Earliglow (Fragaria x ananassa 'Earliglow') is a variety of June bearing strawberry. June bearers produce larger fruit, earlier than other types of strawberry plants. The key to a productive strawberry plant is to get it in the ground as early in spring as possible, as soon as the soil can be worked. Plant the Earliglow strawberry plants on a cloudy day in March or April. If the soil is wet, allow it to dry before planting. Keep the strawberry plants' roots moist before and during planting. Earliglow strawberry plants are hardy in USDA zones 5 through 9.
Choose a suitable location in which to grow your strawberries. Avoid planting the berries in low areas of the garden. Choose a site that receives sun all day.
Remove any weeds in the strawberry garden. Pull them by hand if there are only a few. For heavier infestations you may need to use a herbicide, according to label directions. Choose an herbicide that is safe for fruit and vegetable gardens.

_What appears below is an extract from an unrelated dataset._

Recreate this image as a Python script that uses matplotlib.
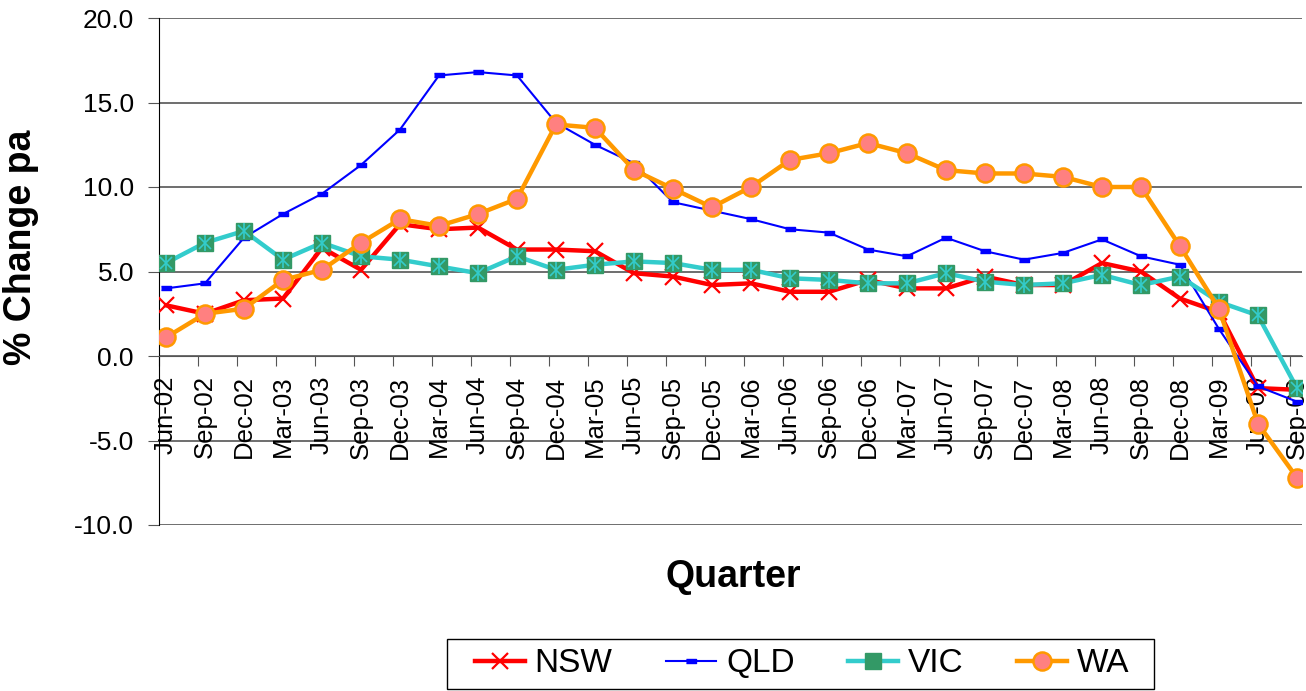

Pour a 2-inch layer of compost onto the soil and use a garden fork or shovel to mix it to a depth of 4 inches. Use the rake to level the soil and remove any hills or depressions.

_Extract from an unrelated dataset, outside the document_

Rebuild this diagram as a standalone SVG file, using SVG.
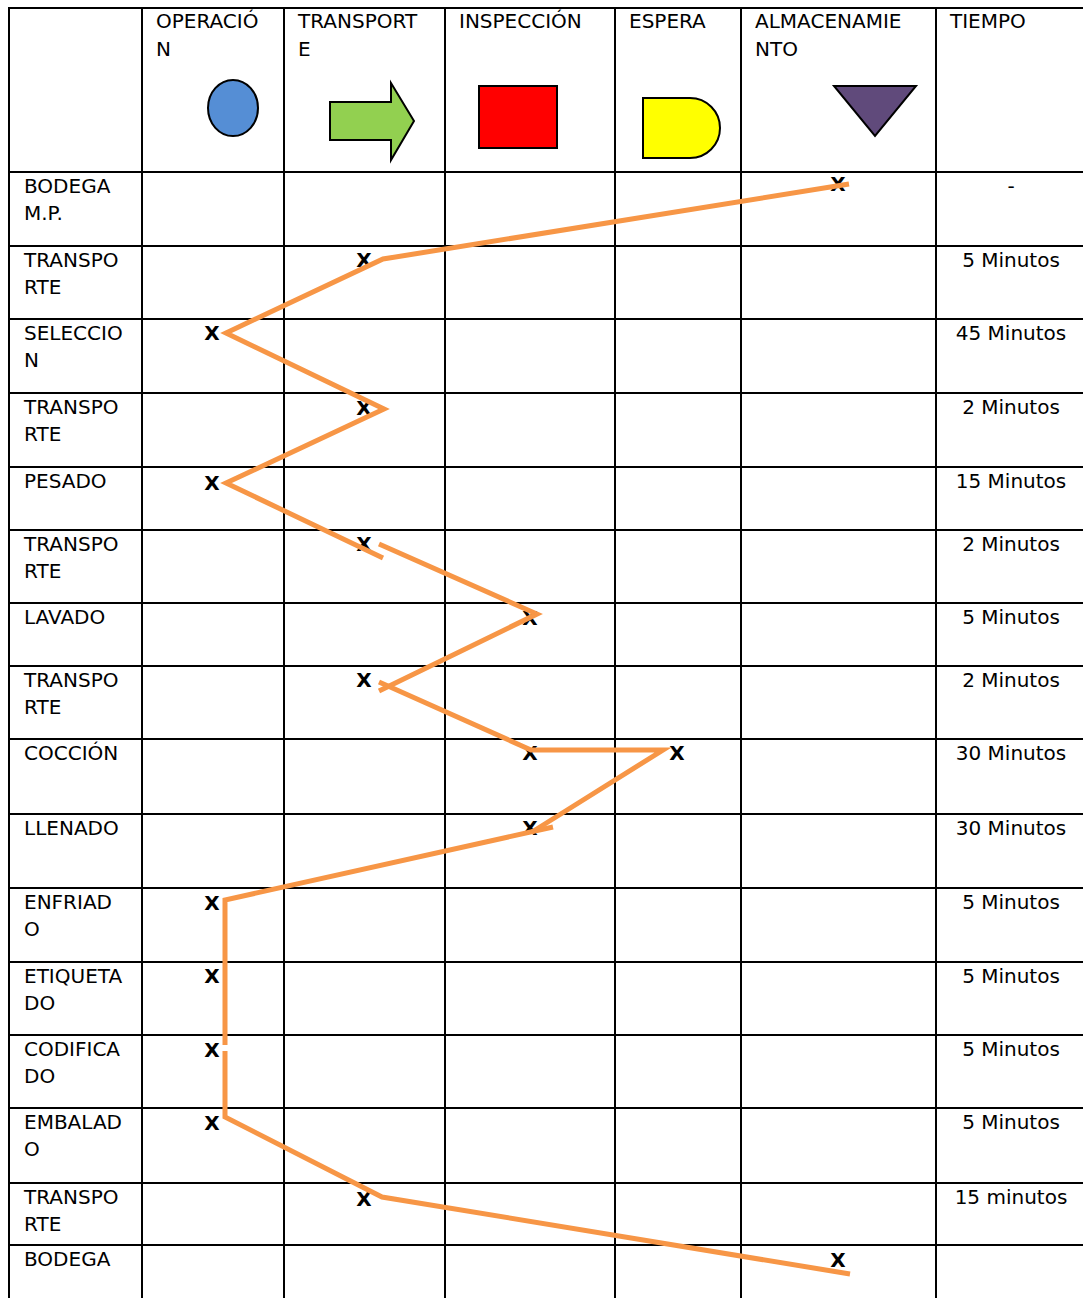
<svg xmlns="http://www.w3.org/2000/svg" width="1083" height="1298" viewBox="0 0 1083 1298">
<style>
.grid line{stroke:#000;stroke-width:2}
text{font-family:"DejaVu Sans","Liberation Sans",sans-serif;font-size:20px;fill:#000}
.t{text-anchor:middle}
.x{font-weight:bold;text-anchor:middle}
.flow{fill:none;stroke:#F79646;stroke-width:5;stroke-linejoin:miter}
.sym{stroke:#000;stroke-width:2}
</style>
<rect width="1083" height="1298" fill="#fff"/>
<g class="grid" id="table">
<line x1="8" y1="8" x2="1083" y2="8"/>
<line x1="8" y1="172" x2="1083" y2="172"/>
<line x1="8" y1="246" x2="1083" y2="246"/>
<line x1="8" y1="319" x2="1083" y2="319"/>
<line x1="8" y1="393" x2="1083" y2="393"/>
<line x1="8" y1="467" x2="1083" y2="467"/>
<line x1="8" y1="530" x2="1083" y2="530"/>
<line x1="8" y1="603" x2="1083" y2="603"/>
<line x1="8" y1="666" x2="1083" y2="666"/>
<line x1="8" y1="739" x2="1083" y2="739"/>
<line x1="8" y1="814" x2="1083" y2="814"/>
<line x1="8" y1="888" x2="1083" y2="888"/>
<line x1="8" y1="962" x2="1083" y2="962"/>
<line x1="8" y1="1035" x2="1083" y2="1035"/>
<line x1="8" y1="1108" x2="1083" y2="1108"/>
<line x1="8" y1="1183" x2="1083" y2="1183"/>
<line x1="8" y1="1245" x2="1083" y2="1245"/>
<line x1="9" y1="7" x2="9" y2="1298"/>
<line x1="142" y1="7" x2="142" y2="1298"/>
<line x1="284" y1="7" x2="284" y2="1298"/>
<line x1="445" y1="7" x2="445" y2="1298"/>
<line x1="615" y1="7" x2="615" y2="1298"/>
<line x1="741" y1="7" x2="741" y2="1298"/>
<line x1="936" y1="7" x2="936" y2="1298"/>
</g>
<g id="header">
<text x="156" y="28">OPERACIÓ</text><text x="156" y="56">N</text>
<text x="298" y="28">TRANSPORT</text><text x="298" y="56">E</text>
<text x="459" y="28">INSPECCIÓN</text>
<text x="629" y="28">ESPERA</text>
<text x="755" y="28">ALMACENAMIE</text><text x="755" y="56">NTO</text>
<text x="950" y="28">TIEMPO</text>
</g>
<g id="sym-operacion"><ellipse class="sym" cx="233" cy="108" rx="25" ry="28" fill="#558ED5"/></g>
<g id="sym-transporte"><polygon class="sym" points="330,102 391,102 391,83 414,121 391,160 391,140 330,140" fill="#92D050"/></g>
<g id="sym-inspeccion"><rect class="sym" x="479" y="86" width="78" height="62" fill="#FF0000"/></g>
<g id="sym-espera"><path class="sym" d="M643,98 H690 A30,30 0 0 1 690,158 H643 Z" fill="#FFFF00"/></g>
<g id="sym-almacenamiento"><polygon class="sym" points="834,86 916,86 875,136" fill="#604A7B"/></g>
<g id="labels">
<text x="24" y="193">BODEGA</text><text x="24" y="220">M.P.</text>
<text x="24" y="267">TRANSPO</text><text x="24" y="294">RTE</text>
<text x="24" y="340">SELECCIO</text><text x="24" y="367">N</text>
<text x="24" y="414">TRANSPO</text><text x="24" y="441">RTE</text>
<text x="24" y="488">PESADO</text>
<text x="24" y="551">TRANSPO</text><text x="24" y="578">RTE</text>
<text x="24" y="624">LAVADO</text>
<text x="24" y="687">TRANSPO</text><text x="24" y="714">RTE</text>
<text x="24" y="760">COCCIÓN</text>
<text x="24" y="835">LLENADO</text>
<text x="24" y="909">ENFRIAD</text><text x="24" y="936">O</text>
<text x="24" y="983">ETIQUETA</text><text x="24" y="1010">DO</text>
<text x="24" y="1056">CODIFICA</text><text x="24" y="1083">DO</text>
<text x="24" y="1129">EMBALAD</text><text x="24" y="1156">O</text>
<text x="24" y="1204">TRANSPO</text><text x="24" y="1231">RTE</text>
<text x="24" y="1266">BODEGA</text>
</g>
<g id="times">
<text class="t" x="1011" y="193">-</text>
<text class="t" x="1011" y="267">5 Minutos</text>
<text class="t" x="1011" y="340">45 Minutos</text>
<text class="t" x="1011" y="414">2 Minutos</text>
<text class="t" x="1011" y="488">15 Minutos</text>
<text class="t" x="1011" y="551">2 Minutos</text>
<text class="t" x="1011" y="624">5 Minutos</text>
<text class="t" x="1011" y="687">2 Minutos</text>
<text class="t" x="1011" y="760">30 Minutos</text>
<text class="t" x="1011" y="835">30 Minutos</text>
<text class="t" x="1011" y="909">5 Minutos</text>
<text class="t" x="1011" y="983">5 Minutos</text>
<text class="t" x="1011" y="1056">5 Minutos</text>
<text class="t" x="1011" y="1129">5 Minutos</text>
<text class="t" x="1011" y="1204">15 minutos</text>
</g>
<g id="marks">
<text class="x" x="838" y="191">X</text>
<text class="x" x="364" y="267">X</text>
<text class="x" x="212" y="340">X</text>
<text class="x" x="364" y="415">X</text>
<text class="x" x="212" y="490">X</text>
<text class="x" x="364" y="551">X</text>
<text class="x" x="530" y="625">X</text>
<text class="x" x="364" y="687">X</text>
<text class="x" x="530" y="760">X</text>
<text class="x" x="677" y="760">X</text>
<text class="x" x="530" y="835">X</text>
<text class="x" x="212" y="910">X</text>
<text class="x" x="212" y="983">X</text>
<text class="x" x="212" y="1057">X</text>
<text class="x" x="212" y="1130">X</text>
<text class="x" x="364" y="1206">X</text>
<text class="x" x="838" y="1267">X</text>
</g>
<g id="connectors">
<polyline class="flow" points="849,184 383,259 226,333 384,409 226,483 383,558"/>
<polyline class="flow" points="379,544 537,614 379,691"/>
<polyline class="flow" points="379,682 531,750 663,750 532,832"/>
<polyline class="flow" points="553,827 225,900 225,1045"/>
<polyline class="flow" points="225,1051 225,1117 382,1197 850,1274"/>
</g>
</svg>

Deliver soil samples to your county cooperative extension office for a pH analysis or use an at-home test kit. Strawberries require a slightly acidic pH, between 5.8 and 6.5. The extension agent will provide recommendations on which amendments to use, to adjust your soil's pH.
Add soil amendments, as suggested by the result of the soil analysis, in the amount specified. Use the gardening fork to mix the amendments to a depth of 4 inches.
Remove all but three leaves from the Earliglow strawberry plants.
Dig planting holes that are deep enough so that the crown of the Earliglow plants will be exposed and the tops of the roots will be just under the soil. Space the plants 18 to 30 inches apart, in rows that are 3 to 4 feet apart.
Water the strawberries until the top 4 inches of soil is moist.